The prospect of a “hard Brexit”, placing restrictions on the freedom of movement by EU nationals, could have a severe impact on Scotland’s ability to retain a skilled workforce, a senior accountant warned today.
Craig Vickery, head of the Association of Chartered Certified Accountants (ACCA) Scotland, urged the country’s business community to take a firm stance on highlighting the impact that tough new rules on immigration could have on the economy.
There is a risk that talent could leave or be poached from the UK
He said: “It is no secret that there is a shortage of skilled workers in many sectors and specialisms, particularly in the science, technology, engineering and mathematics related areas.
“This challenge has been mitigated in part by access to skilled labour from other parts of the world, particularly from the EU. However, with the UK’s imminent departure from the EU, the challenge to business of accessing highly skilled and specialist talent could be further exacerbated.”

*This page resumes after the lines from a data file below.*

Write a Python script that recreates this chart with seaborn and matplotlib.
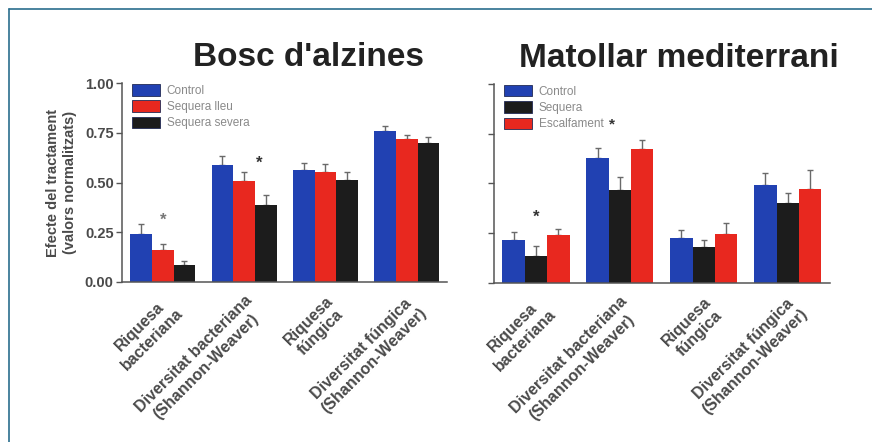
import matplotlib
matplotlib.use("Agg")
import matplotlib.pyplot as plt
import matplotlib.transforms as mtransforms
import seaborn as sns
import pandas as pd
import numpy as np
from matplotlib.lines import Line2D
from matplotlib.patches import Patch

sns.set_style("white")
plt.rcParams['font.family'] = ['Liberation Sans', 'DejaVu Sans']

categories = ["Riquesa\nbacteriana", "Diversitat bacteriana\n(Shannon-Weaver)",
              "Riquesa\nfúngica", "Diversitat fúngica\n(Shannon-Weaver)"]

# Bosc d'alzines
left_series = ["Control", "Sequera lleu", "Sequera severa"]
left_control = [0.24, 0.59, 0.565, 0.76]
left_lleu = [0.16, 0.51, 0.555, 0.72]
left_severa = [0.085, 0.385, 0.515, 0.70]
left_control_err = [0.05, 0.045, 0.035, 0.025]
left_lleu_err = [0.03, 0.045, 0.04, 0.02]
left_severa_err = [0.02, 0.05, 0.04, 0.03]

# Matollar mediterrani
right_series = ["Control", "Sequera", "Escalfament"]
right_control = [0.215, 0.63, 0.225, 0.49]
right_sequera = [0.135, 0.465, 0.18, 0.40]
right_escalf = [0.24, 0.675, 0.245, 0.47]
right_control_err = [0.04, 0.05, 0.04, 0.06]
right_sequera_err = [0.05, 0.065, 0.035, 0.05]
right_escalf_err = [0.03, 0.045, 0.055, 0.10]

yticks = [0.0, 0.25, 0.5, 0.75, 1.0]
ytick_labels = ["0.00", "0.25", "0.50", "0.75", "1.00"]

BLUE = "#2141b2"
RED = "#e8281f"
BLACK = "#1c1c1c"
TXT = "#4a4a4a"

fig = plt.figure(figsize=(8.72, 4.42), dpi=100)
axL = fig.add_axes([0.140, 0.362, 0.373, 0.450])
axR = fig.add_axes([0.5665, 0.360, 0.385, 0.450])


def panel(ax, series, vals, errs, colors, title, title_x, ylabels):
    rows = []
    for s, v in zip(series, vals):
        for c, y in zip(categories, v):
            rows.append({"cat": c, "serie": s, "val": y})
    df = pd.DataFrame(rows)
    sns.barplot(data=df, x="cat", y="val", hue="serie", order=categories,
                hue_order=series, palette=colors, errorbar=None, ax=ax,
                width=0.8, saturation=1, legend=False, edgecolor="none")
    patches = [p for p in ax.patches]
    n = len(categories)
    for si, (v, e) in enumerate(zip(vals, errs)):
        ps = patches[si * n:(si + 1) * n]
        xs = [p.get_x() + p.get_width() / 2 for p in ps]
        ax.errorbar(xs, v, yerr=[np.zeros(n), e], fmt="none",
                    ecolor="#6a6a6a", elinewidth=1.0, capsize=2.0, capthick=1.0, zorder=1)
        for p in ps:
            p.set_zorder(2)
    ax.set_ylim(0, 1.0)
    ax.set_xlim(-0.5, 3.5)
    ax.set_yticks(yticks)
    if ylabels:
        ax.set_yticklabels(ytick_labels, fontsize=10.5, fontweight="bold", color=TXT)
    else:
        ax.set_yticklabels([])
    ax.set_xticks(range(n))
    ax.set_xticklabels(categories, rotation=45, ha="right", va="top",
                       rotation_mode="anchor", fontsize=11.5, fontweight="bold",
                       color=TXT, multialignment="center")
    off = mtransforms.ScaledTranslation(-6 / 100, 0, fig.dpi_scale_trans)
    for lab in ax.get_xticklabels():
        lab.set_transform(lab.get_transform() + off)
    ax.tick_params(axis="x", length=0, pad=8)
    ax.tick_params(axis="y", length=4, width=1.0, color="#555555", left=True, pad=2)
    ax.set_xlabel("")
    ax.set_ylabel("")
    for sp in ["top", "right"]:
        ax.spines[sp].set_visible(False)
    for sp in ["left", "bottom"]:
        ax.spines[sp].set_color("#555555")
        ax.spines[sp].set_linewidth(1.1)
    ax.set_title(title, fontsize=24, fontweight="bold", color="#222222", pad=12, x=title_x)
    handles = [Patch(facecolor=c, edgecolor="#222a55", linewidth=0.6) for c in colors]
    leg = ax.legend(handles, series, loc="upper left", bbox_to_anchor=(0.01, 1.03),
                    frameon=False, fontsize=8.5, handlelength=2.3, handleheight=1.1,
                    labelspacing=0.3, handletextpad=0.6, borderaxespad=0.2)
    for t in leg.get_texts():
        t.set_color("#8a8a8a")
    return leg


panel(axL, left_series, [left_control, left_lleu, left_severa],
      [left_control_err, left_lleu_err, left_severa_err],
      [BLUE, RED, BLACK], "Bosc d'alzines", 0.574, True)
legR = panel(axR, right_series, [right_control, right_sequera, right_escalf],
             [right_control_err, right_sequera_err, right_escalf_err],
             [BLUE, BLACK, RED], "Matollar mediterrani", 0.55, False)

axL.set_ylabel("Efecte del tractament\n(valors normalitzats)", fontsize=10.5,
               fontweight="bold", color=TXT, labelpad=6)

# significance stars
axL.text(0.0, 0.31, "*", ha="center", va="center", fontsize=12, color="#777777", fontweight="bold")
axL.text(1.18, 0.595, "*", ha="center", va="center", fontsize=12, color="#333333", fontweight="bold")
axR.text(0.0, 0.33, "*", ha="center", va="center", fontsize=12, color="#333333", fontweight="bold")
# star after "Escalfament" in legend
lt = legR.get_texts()[2]
fig.canvas.draw()
bb = lt.get_window_extent()
fig.text((bb.x1 + 6) / fig.bbox.width, (bb.y0 + bb.y1) / 2 / fig.bbox.height, "*",
         ha="left", va="center", fontsize=11, color="#333333", fontweight="bold")

# frame lines (top and left)
fig.add_artist(Line2D([0.0105, 0.0105], [0.0, 0.98], transform=fig.transFigure,
                      color="#2a6e8e", lw=1.2))
fig.add_artist(Line2D([0.0105, 1.0], [0.98, 0.98], transform=fig.transFigure,
                      color="#2a6e8e", lw=1.2))

fig.savefig("out.png", dpi=100)
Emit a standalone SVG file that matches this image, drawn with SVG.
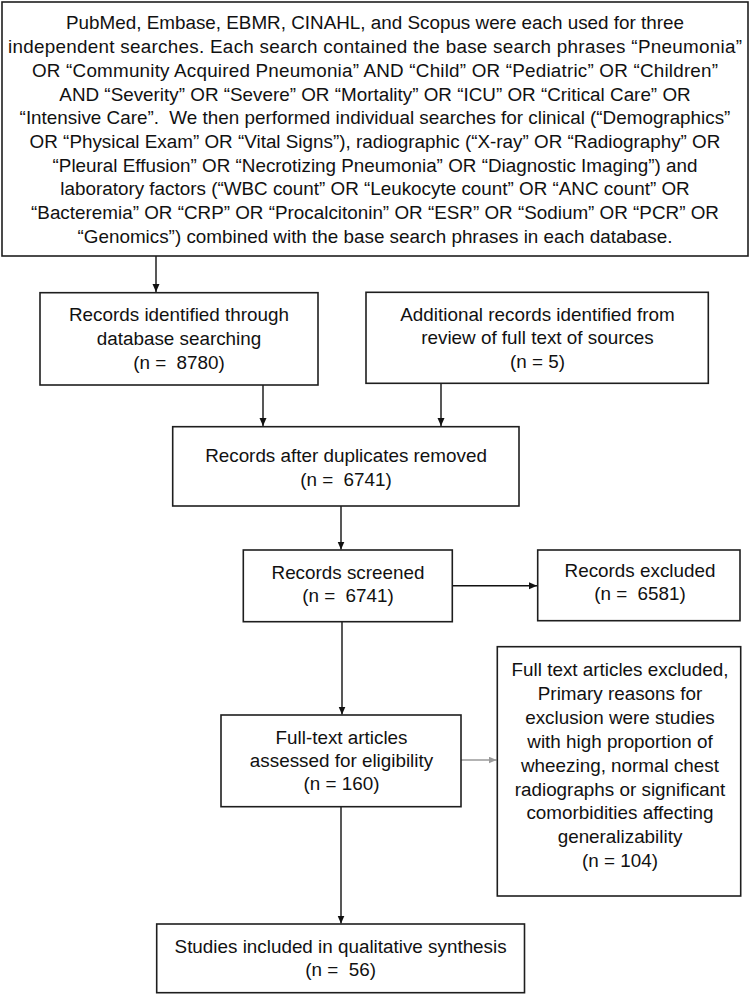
<svg xmlns="http://www.w3.org/2000/svg" width="752" height="995" viewBox="0 0 752 995" xml:space="preserve">
<style>
.box{fill:#fff;stroke:#1e1e1e;stroke-width:1.6}
text{font-family:"Liberation Sans",Arial,sans-serif;font-size:18.85px;fill:#111;text-anchor:middle;white-space:pre}
.ln{stroke:#111;stroke-width:1.4;fill:none}
.gl{stroke:#9a9a9a;stroke-width:1.4;fill:none}
</style>
<defs>
<marker id="ah" markerUnits="userSpaceOnUse" markerWidth="9" markerHeight="8" refX="8" refY="3.5" orient="auto">
<path d="M0,0 L8,3.5 L0,7 z" fill="#111"/>
</marker>
<marker id="ahg" markerUnits="userSpaceOnUse" markerWidth="9" markerHeight="8" refX="8" refY="3.5" orient="auto">
<path d="M0,0 L8,3.5 L0,7 z" fill="#9a9a9a"/>
</marker>
</defs>
<rect width="752" height="995" fill="#fff"/>
<g id="connectors">
<line class="ln" x1="156" y1="256" x2="156" y2="292" marker-end="url(#ah)"/>
<line class="ln" x1="263" y1="385" x2="263" y2="426" marker-end="url(#ah)"/>
<line class="ln" x1="441" y1="383" x2="441" y2="426" marker-end="url(#ah)"/>
<line class="ln" x1="341" y1="506" x2="341" y2="549.5" marker-end="url(#ah)"/>
<line class="ln" x1="452.5" y1="585.7" x2="537" y2="585.7" marker-end="url(#ah)"/>
<line class="ln" x1="342" y1="621.7" x2="342" y2="714.5" marker-end="url(#ah)"/>
<line class="gl" x1="461" y1="760" x2="496.5" y2="760" marker-end="url(#ahg)"/>
<line class="ln" x1="341" y1="806.7" x2="341" y2="923.5" marker-end="url(#ah)"/>
</g>
<g id="search">
<rect class="box" x="2" y="2" width="746" height="254"/>
<text x="375" y="29.4">PubMed, Embase, EBMR, CINAHL, and Scopus were each used for three</text>
<text x="375" y="53.1" textLength="734" lengthAdjust="spacing">independent searches. Each search contained the base search phrases “Pneumonia”</text>
<text x="375" y="76.8" textLength="686" lengthAdjust="spacing">OR “Community Acquired Pneumonia” AND “Child” OR “Pediatric” OR “Children”</text>
<text x="375" y="100.5">AND “Severity” OR “Severe” OR “Mortality” OR “ICU” OR “Critical Care” OR</text>
<text x="375" y="124.2">“Intensive Care”.  We then performed individual searches for clinical (“Demographics”</text>
<text x="375" y="147.9">OR “Physical Exam” OR “Vital Signs”), radiographic (“X-ray” OR “Radiography” OR</text>
<text x="375" y="171.6">“Pleural Effusion” OR “Necrotizing Pneumonia” OR “Diagnostic Imaging”) and</text>
<text x="375" y="195.3">laboratory factors (“WBC count” OR “Leukocyte count” OR “ANC count” OR</text>
<text x="375" y="219">“Bacteremia” OR “CRP” OR “Procalcitonin” OR “ESR” OR “Sodium” OR “PCR” OR</text>
<text x="375" y="242.7">“Genomics”) combined with the base search phrases in each database.</text>
</g>
<g id="identified">
<rect class="box" x="40" y="292.7" width="278" height="92.3"/>
<text x="179" y="320.7">Records identified through</text>
<text x="179" y="344.7">database searching</text>
<text x="179" y="368.7">(n =  8780)</text>
</g>
<g id="additional">
<rect class="box" x="366" y="292.3" width="342.3" height="91"/>
<text x="537.5" y="320.5">Additional records identified from</text>
<text x="537.5" y="344">review of full text of sources</text>
<text x="537.5" y="367.5">(n = 5)</text>
</g>
<g id="duplicates">
<rect class="box" x="172.7" y="426.7" width="346.3" height="79.3"/>
<text x="346" y="461.7">Records after duplicates removed</text>
<text x="346" y="485.5">(n =  6741)</text>
</g>
<g id="screened">
<rect class="box" x="243.3" y="550" width="209" height="71.7"/>
<text x="348" y="578.5">Records screened</text>
<text x="348" y="601.5">(n =  6741)</text>
</g>
<g id="excluded">
<rect class="box" x="537.7" y="550" width="202.3" height="70.7"/>
<text x="640" y="576.7">Records excluded</text>
<text x="640" y="599.5">(n =  6581)</text>
</g>
<g id="fulltext">
<rect class="box" x="221" y="715" width="240" height="91.7"/>
<text x="341.5" y="743.5">Full-text articles</text>
<text x="341.5" y="766.5">assessed for eligibility</text>
<text x="341.5" y="789.5">(n = 160)</text>
</g>
<g id="fulltext-excluded">
<rect class="box" x="497.3" y="646.7" width="243.4" height="249.3"/>
<text x="620" y="676">Full text articles excluded,</text>
<text x="620" y="699.9">Primary reasons for</text>
<text x="620" y="723.8">exclusion were studies</text>
<text x="620" y="747.7">with high proportion of</text>
<text x="620" y="771.6">wheezing, normal chest</text>
<text x="620" y="795.5">radiographs or significant</text>
<text x="620" y="819.4">comorbidities affecting</text>
<text x="620" y="843.3">generalizability</text>
<text x="620" y="867.2">(n = 104)</text>
</g>
<g id="included">
<rect class="box" x="156.7" y="924" width="367.8" height="68.7"/>
<text x="340.6" y="953">Studies included in qualitative synthesis</text>
<text x="340.6" y="975.5">(n =  56)</text>
</g>
</svg>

His comments came as the Institute of Directors (IoD) said Theresa May should abandon the net migration target and guarantee the rights of all EU citizens living in the UK. The organisation said the “arbitrary and illogical” Tory goal of bringing net migration down to the “tens of thousands” should be scrapped by the Prime Minister and Home Secretary Amber Rudd as part of a “reset” of immigration policy.
The IoD report called for the government to ensure that the UK remains as close to the EU as possible, warning that “a loss of membership of the EU’s single market in services would be detrimental for many businesses and employees and result in a considerable adjustment for the UK economy”.
While Vickery acknowledged that a drive towards raising young people’s skills through apprenticeships was a “step in the right direction”, he warned that it would take time for the next generation to hit the workforce “and restrictions to movement may well prevent UK businesses from benefiting from a global talent pool in the here and now”.
He added: “There is a risk that talent could leave or be poached from the UK as we enter into an extended period of limbo whilst the UK seeks to reinvent itself post-Brexit. Consultation with our members and students indicates that they are much more willing to work globally than ever before – we saw a spike in enquiries from British citizens looking to live and work in Australia, New Zealand and Canada in the weeks that followed the Brexit vote.
“Given the criteria for securing a working visa in those countries, it is certainly conceivable that it would be some of the UK’s more highly skilled workers who will be seeking opportunities in other parts of the world – thus potentially creating the beginnings of a brain drain.”
Earlier this week, recruitment group Robert Half said the growing skills shortage was one of the key challenges facing businesses at it predicted that salaries for professional roles in finance and accounting, financial services, technology and administration would grow by 2.1 per cent next year.
“Competition for the best people is intensifying and… salaries for hard-to-fill roles continue to rise and outpace the average salary by a significant margin,” it said.
Vickery pointed out that skills shortages do not just impact on London-based multinationals, as they have a “profound” effect on Edinburgh’s financial sector and the likes of Aberdeen and Glasgow “whose local economies thrive from world-leading UK success in industries such as pharmaceuticals, IT, popular culture and design”.
He said: “An example is the higher education sector, where fears of loss of research funding may see UK universities struggling to attract or retain the best staff to carry out the research that drives knowledge discovery and supports the reputation of UK higher education through the international league tables.”